-- SHORT EXERCISE --
Report the total number of lines that include the string "this", without any other text.

-- INPUT --
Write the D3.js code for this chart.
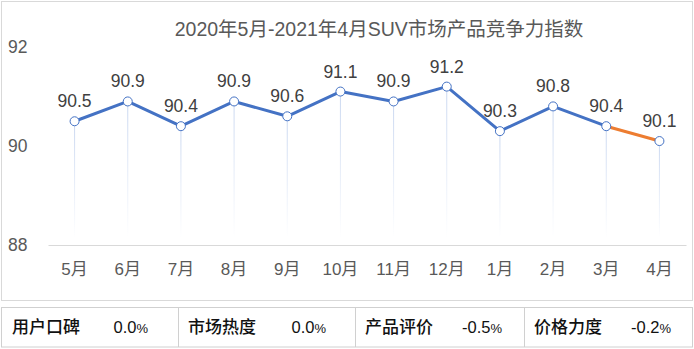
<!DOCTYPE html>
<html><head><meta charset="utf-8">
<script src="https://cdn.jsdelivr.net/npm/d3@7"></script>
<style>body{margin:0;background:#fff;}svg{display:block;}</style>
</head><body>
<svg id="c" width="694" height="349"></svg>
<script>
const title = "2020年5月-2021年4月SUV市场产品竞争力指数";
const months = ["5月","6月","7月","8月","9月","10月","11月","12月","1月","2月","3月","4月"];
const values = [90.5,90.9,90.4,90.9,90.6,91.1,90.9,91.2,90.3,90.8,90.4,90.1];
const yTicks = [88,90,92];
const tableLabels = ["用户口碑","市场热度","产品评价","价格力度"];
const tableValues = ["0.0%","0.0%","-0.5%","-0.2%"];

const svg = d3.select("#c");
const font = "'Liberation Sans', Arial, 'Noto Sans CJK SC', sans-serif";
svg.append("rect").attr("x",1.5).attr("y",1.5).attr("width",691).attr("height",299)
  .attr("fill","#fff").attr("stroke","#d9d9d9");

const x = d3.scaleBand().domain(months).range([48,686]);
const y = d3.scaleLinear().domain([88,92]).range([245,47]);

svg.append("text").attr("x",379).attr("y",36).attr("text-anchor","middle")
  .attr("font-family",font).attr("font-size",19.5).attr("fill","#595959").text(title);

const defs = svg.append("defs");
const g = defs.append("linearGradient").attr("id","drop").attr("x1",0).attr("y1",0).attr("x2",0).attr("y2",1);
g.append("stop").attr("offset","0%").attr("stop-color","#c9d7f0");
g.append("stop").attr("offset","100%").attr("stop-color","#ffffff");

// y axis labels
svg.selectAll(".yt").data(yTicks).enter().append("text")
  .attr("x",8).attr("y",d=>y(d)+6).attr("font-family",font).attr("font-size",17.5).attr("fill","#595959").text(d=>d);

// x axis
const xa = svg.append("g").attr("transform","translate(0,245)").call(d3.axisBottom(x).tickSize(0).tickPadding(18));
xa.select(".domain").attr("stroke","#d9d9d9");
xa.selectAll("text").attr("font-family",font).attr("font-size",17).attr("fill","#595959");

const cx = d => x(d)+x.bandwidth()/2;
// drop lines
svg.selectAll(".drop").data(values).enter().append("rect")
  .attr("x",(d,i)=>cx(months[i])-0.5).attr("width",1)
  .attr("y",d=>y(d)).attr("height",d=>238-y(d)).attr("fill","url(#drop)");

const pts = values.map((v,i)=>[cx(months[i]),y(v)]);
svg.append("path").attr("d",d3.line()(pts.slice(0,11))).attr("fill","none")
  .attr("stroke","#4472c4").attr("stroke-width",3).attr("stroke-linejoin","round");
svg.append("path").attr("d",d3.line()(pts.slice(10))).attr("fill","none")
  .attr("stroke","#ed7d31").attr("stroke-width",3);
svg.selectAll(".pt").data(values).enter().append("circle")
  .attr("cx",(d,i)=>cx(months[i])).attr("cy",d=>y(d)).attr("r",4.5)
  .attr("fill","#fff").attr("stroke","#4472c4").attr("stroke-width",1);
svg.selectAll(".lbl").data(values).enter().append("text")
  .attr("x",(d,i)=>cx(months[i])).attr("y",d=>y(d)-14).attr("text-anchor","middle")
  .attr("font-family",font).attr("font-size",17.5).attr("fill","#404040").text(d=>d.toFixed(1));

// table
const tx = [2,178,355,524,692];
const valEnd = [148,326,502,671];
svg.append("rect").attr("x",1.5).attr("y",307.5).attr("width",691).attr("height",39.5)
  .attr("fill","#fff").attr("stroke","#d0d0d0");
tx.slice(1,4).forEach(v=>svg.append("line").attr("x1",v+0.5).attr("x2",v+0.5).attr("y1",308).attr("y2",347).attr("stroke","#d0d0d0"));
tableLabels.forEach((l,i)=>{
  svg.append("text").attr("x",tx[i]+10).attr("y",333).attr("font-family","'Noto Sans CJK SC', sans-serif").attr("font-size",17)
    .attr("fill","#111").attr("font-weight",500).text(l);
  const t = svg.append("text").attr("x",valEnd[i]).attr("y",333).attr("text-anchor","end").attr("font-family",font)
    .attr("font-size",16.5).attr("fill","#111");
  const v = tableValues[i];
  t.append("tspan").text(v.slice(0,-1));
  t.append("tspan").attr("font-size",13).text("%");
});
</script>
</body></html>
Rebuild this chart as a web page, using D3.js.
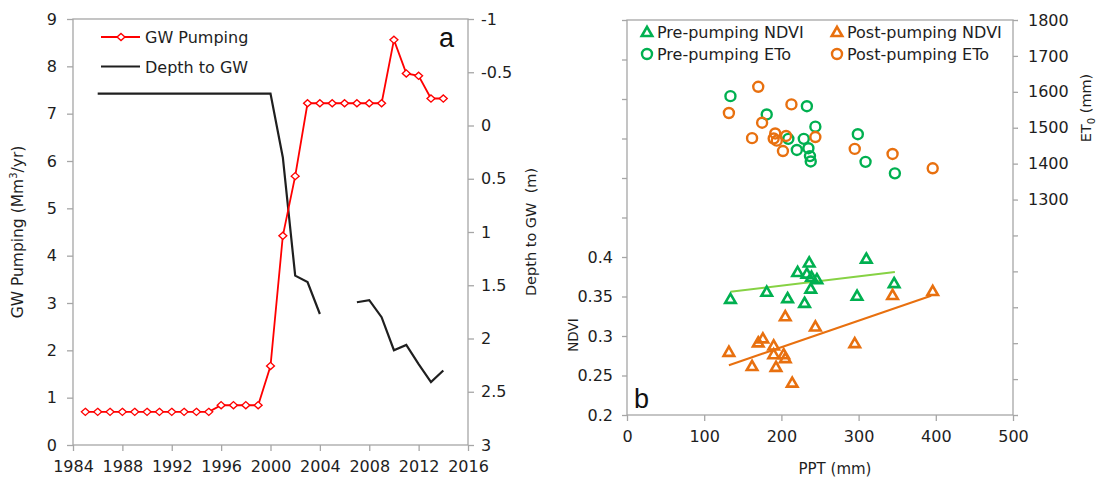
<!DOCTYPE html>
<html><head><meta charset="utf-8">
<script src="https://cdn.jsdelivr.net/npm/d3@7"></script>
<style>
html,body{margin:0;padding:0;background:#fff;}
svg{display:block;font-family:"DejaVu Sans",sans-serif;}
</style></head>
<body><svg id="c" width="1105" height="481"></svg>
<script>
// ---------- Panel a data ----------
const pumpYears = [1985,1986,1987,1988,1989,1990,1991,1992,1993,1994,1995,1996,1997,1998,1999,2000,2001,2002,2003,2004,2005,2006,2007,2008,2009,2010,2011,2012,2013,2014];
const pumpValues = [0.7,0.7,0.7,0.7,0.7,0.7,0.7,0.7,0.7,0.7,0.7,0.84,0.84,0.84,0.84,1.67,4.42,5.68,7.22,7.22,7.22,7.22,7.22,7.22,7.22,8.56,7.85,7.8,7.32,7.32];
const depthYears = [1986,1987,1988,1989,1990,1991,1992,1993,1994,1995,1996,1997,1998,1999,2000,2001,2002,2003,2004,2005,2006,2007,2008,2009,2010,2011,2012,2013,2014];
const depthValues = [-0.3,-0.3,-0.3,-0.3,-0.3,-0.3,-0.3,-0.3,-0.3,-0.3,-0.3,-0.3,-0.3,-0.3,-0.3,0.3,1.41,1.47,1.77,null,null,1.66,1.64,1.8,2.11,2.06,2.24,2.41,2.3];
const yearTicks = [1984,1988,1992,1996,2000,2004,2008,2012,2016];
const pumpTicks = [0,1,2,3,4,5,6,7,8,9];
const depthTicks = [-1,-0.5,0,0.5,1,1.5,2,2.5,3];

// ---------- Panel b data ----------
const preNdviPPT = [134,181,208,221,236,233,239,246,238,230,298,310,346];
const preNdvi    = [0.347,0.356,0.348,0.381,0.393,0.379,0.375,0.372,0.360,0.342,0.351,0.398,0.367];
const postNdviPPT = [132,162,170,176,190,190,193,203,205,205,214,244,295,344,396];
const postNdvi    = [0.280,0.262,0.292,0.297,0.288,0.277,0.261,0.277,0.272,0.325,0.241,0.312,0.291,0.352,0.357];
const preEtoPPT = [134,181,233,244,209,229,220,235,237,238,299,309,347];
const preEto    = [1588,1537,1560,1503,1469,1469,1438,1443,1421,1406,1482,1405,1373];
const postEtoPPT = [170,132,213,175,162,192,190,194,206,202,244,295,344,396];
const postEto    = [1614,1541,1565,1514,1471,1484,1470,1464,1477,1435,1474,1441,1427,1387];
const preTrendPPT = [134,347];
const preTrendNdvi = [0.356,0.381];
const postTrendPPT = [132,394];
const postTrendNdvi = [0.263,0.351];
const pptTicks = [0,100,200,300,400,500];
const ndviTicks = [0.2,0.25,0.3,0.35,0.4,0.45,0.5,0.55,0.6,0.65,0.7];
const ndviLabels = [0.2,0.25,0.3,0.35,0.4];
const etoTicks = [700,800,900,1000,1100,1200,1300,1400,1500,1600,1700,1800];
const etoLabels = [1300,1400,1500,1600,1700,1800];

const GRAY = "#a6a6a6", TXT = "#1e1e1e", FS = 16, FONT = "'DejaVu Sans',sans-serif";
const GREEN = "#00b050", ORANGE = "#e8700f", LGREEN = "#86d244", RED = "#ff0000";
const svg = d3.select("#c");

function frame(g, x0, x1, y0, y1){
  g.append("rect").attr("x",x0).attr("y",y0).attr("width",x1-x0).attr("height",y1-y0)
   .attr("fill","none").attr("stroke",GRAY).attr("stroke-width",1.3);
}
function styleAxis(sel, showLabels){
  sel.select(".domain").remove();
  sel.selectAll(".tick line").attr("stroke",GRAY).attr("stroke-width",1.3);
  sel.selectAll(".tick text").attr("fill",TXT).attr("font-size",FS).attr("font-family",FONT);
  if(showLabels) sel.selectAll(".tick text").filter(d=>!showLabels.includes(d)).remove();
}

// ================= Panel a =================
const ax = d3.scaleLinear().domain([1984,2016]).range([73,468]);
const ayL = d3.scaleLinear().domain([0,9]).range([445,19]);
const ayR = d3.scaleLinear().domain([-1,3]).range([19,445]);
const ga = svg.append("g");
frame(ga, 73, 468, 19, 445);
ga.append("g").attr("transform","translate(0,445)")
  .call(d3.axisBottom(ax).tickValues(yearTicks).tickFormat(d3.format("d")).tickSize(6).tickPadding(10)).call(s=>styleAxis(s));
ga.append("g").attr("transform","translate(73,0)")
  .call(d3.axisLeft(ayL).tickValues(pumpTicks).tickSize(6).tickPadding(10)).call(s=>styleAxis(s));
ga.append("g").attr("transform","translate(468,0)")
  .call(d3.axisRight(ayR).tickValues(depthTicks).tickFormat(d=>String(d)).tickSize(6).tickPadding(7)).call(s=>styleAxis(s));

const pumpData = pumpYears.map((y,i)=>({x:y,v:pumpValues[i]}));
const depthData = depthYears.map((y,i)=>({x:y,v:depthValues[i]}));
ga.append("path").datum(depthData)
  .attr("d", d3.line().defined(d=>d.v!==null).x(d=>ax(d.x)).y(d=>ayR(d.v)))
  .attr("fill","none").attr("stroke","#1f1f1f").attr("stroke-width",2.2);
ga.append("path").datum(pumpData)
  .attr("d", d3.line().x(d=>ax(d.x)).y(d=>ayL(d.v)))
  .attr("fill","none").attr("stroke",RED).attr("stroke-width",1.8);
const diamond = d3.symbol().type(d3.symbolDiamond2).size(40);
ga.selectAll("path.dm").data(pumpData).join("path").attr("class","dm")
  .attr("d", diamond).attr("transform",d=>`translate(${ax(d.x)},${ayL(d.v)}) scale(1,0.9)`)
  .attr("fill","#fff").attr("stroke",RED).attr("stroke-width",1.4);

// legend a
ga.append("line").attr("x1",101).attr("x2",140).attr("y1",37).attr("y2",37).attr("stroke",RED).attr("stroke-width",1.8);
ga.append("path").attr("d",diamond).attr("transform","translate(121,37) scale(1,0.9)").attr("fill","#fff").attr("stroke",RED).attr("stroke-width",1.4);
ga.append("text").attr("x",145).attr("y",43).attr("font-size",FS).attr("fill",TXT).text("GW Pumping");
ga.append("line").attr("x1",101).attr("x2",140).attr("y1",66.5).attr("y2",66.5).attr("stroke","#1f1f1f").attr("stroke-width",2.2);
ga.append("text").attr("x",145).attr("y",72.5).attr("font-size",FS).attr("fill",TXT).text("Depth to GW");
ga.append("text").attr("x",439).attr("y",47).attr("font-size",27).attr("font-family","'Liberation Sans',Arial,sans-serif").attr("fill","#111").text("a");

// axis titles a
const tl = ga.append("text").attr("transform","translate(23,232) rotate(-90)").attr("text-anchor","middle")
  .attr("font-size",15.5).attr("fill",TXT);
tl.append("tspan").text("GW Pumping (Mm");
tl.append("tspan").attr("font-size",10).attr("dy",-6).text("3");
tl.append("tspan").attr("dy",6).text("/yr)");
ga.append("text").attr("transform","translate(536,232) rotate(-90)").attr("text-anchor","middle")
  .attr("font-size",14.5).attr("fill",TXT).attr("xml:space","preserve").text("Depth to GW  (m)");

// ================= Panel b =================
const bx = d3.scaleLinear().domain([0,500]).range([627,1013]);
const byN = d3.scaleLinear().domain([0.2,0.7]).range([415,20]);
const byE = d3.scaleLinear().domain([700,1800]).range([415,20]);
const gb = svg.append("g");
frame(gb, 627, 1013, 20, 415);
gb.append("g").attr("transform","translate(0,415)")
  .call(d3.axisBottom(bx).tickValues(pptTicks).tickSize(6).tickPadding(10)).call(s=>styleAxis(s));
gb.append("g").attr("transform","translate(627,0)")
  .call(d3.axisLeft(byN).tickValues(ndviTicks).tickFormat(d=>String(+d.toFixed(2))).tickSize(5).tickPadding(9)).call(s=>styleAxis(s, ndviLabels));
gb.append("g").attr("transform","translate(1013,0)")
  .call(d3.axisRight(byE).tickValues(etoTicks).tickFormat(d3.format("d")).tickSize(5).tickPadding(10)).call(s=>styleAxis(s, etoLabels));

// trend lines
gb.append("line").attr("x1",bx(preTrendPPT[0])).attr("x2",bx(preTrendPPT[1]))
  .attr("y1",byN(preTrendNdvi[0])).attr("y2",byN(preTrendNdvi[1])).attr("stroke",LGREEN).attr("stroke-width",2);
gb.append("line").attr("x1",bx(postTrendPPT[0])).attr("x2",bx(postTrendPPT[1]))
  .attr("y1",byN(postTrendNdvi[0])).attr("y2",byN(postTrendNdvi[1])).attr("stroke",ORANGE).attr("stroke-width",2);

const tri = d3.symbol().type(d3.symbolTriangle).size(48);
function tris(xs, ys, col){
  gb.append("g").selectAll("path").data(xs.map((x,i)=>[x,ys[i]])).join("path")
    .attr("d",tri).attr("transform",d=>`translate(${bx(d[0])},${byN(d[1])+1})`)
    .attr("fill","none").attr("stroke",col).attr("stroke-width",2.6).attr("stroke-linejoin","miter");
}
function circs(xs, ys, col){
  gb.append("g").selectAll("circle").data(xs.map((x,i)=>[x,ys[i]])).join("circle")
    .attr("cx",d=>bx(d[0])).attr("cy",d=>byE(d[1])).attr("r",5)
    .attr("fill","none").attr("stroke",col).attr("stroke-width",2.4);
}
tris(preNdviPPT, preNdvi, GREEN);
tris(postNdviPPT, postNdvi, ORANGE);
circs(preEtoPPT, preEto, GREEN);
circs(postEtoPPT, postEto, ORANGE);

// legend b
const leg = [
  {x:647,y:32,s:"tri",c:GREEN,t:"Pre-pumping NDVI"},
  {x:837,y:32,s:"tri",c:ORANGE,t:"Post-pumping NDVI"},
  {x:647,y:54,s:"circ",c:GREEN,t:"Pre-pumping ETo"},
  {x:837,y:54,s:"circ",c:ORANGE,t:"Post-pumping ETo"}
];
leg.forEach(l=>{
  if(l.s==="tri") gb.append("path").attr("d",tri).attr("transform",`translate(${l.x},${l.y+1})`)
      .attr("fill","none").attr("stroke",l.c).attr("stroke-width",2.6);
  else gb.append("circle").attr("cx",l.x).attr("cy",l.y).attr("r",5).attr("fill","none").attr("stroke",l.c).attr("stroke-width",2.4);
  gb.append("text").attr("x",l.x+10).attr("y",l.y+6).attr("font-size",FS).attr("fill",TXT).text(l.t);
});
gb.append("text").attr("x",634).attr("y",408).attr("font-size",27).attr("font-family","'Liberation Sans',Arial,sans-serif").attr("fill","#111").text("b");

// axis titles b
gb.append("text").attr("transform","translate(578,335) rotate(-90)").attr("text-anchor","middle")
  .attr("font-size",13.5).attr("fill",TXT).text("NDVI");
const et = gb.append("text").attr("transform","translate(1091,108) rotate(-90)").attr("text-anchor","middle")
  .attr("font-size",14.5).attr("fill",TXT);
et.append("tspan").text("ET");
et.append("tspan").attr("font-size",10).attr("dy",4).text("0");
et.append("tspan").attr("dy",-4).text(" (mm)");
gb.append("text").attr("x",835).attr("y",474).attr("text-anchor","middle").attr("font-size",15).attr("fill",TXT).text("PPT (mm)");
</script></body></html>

-- TASK RESPONSE --
2